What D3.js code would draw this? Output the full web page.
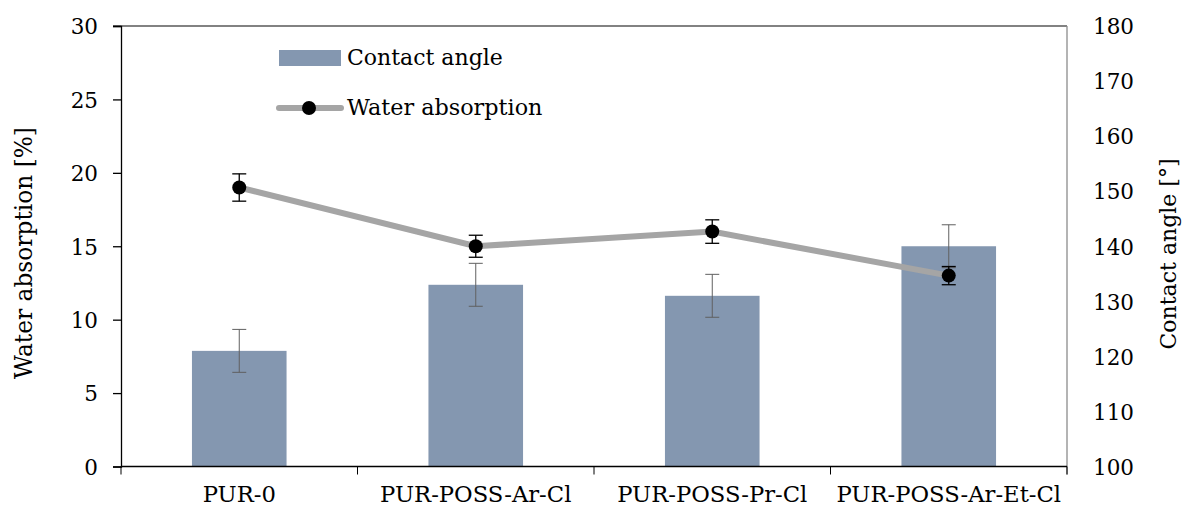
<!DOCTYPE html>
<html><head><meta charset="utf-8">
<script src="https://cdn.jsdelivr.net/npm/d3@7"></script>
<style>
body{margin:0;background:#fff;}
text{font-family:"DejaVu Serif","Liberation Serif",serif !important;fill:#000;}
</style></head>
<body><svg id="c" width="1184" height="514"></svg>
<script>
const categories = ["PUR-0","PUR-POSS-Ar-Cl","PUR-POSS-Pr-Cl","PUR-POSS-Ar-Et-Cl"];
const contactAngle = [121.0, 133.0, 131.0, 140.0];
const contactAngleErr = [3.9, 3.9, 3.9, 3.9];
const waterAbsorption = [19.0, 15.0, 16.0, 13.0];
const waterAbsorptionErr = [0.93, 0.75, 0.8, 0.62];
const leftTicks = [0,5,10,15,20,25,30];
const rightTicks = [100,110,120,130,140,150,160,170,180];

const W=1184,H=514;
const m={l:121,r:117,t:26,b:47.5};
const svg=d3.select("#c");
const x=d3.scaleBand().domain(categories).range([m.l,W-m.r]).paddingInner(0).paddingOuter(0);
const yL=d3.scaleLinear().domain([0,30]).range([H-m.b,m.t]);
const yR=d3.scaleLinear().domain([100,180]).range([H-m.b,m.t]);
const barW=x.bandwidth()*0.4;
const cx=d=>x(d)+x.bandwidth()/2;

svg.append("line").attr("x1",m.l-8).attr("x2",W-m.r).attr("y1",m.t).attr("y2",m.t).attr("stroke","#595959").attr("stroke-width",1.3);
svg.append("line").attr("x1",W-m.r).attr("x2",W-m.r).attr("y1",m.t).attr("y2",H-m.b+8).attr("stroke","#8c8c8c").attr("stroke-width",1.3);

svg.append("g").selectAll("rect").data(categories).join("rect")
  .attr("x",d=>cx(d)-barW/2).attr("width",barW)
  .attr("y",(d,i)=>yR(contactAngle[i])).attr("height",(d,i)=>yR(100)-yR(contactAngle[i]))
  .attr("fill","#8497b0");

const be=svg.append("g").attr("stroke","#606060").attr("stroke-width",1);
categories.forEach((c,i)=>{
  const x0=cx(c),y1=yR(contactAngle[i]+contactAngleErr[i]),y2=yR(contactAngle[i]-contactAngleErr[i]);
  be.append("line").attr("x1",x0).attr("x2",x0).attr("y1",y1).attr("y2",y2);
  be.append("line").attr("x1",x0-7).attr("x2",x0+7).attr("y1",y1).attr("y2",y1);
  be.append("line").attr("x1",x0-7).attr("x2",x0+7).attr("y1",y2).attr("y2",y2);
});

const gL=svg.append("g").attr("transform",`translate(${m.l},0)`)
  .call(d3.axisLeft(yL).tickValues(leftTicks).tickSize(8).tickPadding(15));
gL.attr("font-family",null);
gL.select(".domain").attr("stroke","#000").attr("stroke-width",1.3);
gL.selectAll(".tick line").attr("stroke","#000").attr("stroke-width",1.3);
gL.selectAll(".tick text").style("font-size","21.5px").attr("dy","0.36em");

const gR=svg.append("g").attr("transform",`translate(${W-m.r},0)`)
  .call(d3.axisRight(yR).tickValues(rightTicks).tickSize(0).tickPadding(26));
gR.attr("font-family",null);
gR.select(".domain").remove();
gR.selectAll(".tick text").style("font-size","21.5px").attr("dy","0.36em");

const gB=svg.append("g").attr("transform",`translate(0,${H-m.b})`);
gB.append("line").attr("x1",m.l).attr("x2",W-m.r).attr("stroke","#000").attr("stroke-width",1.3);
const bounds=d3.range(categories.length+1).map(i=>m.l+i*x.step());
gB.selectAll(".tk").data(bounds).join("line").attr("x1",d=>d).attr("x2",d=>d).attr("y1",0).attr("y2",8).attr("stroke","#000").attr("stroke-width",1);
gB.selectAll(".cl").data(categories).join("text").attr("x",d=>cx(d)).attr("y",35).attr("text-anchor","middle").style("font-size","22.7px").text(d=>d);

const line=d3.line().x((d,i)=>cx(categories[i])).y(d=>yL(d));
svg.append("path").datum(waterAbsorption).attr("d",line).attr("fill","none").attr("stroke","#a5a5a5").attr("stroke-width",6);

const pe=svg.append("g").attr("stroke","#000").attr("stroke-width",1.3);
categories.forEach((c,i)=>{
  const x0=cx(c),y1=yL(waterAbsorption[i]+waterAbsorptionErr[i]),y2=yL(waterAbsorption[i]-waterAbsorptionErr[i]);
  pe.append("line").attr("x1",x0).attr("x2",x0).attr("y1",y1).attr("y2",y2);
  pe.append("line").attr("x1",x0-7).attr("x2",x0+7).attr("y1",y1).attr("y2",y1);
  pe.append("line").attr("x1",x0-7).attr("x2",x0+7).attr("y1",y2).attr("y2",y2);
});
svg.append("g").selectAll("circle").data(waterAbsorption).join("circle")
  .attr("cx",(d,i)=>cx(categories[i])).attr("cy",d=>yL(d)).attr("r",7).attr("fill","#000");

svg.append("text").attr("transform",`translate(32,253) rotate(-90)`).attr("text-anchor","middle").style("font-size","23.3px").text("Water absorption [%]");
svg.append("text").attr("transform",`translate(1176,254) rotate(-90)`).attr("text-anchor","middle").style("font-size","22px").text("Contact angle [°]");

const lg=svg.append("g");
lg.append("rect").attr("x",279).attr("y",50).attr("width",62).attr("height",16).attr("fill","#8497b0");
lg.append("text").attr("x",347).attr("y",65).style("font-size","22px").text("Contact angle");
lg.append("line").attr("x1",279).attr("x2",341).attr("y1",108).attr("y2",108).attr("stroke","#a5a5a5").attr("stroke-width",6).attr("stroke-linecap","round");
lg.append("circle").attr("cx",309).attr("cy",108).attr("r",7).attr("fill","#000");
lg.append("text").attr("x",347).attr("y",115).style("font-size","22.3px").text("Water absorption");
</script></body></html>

▸ Written problem
Restate the material word for word from its first line through the line containing "const cx=d=>x(d)+x.bandwidth()/2;", both included; the pictures do not belong in it.

▸ The response
What D3.js code would draw this? Output the full web page.
<!DOCTYPE html>
<html><head><meta charset="utf-8">
<script src="https://cdn.jsdelivr.net/npm/d3@7"></script>
<style>
body{margin:0;background:#fff;}
text{font-family:"DejaVu Serif","Liberation Serif",serif !important;fill:#000;}
</style></head>
<body><svg id="c" width="1184" height="514"></svg>
<script>
const categories = ["PUR-0","PUR-POSS-Ar-Cl","PUR-POSS-Pr-Cl","PUR-POSS-Ar-Et-Cl"];
const contactAngle = [121.0, 133.0, 131.0, 140.0];
const contactAngleErr = [3.9, 3.9, 3.9, 3.9];
const waterAbsorption = [19.0, 15.0, 16.0, 13.0];
const waterAbsorptionErr = [0.93, 0.75, 0.8, 0.62];
const leftTicks = [0,5,10,15,20,25,30];
const rightTicks = [100,110,120,130,140,150,160,170,180];

const W=1184,H=514;
const m={l:121,r:117,t:26,b:47.5};
const svg=d3.select("#c");
const x=d3.scaleBand().domain(categories).range([m.l,W-m.r]).paddingInner(0).paddingOuter(0);
const yL=d3.scaleLinear().domain([0,30]).range([H-m.b,m.t]);
const yR=d3.scaleLinear().domain([100,180]).range([H-m.b,m.t]);
const barW=x.bandwidth()*0.4;
const cx=d=>x(d)+x.bandwidth()/2;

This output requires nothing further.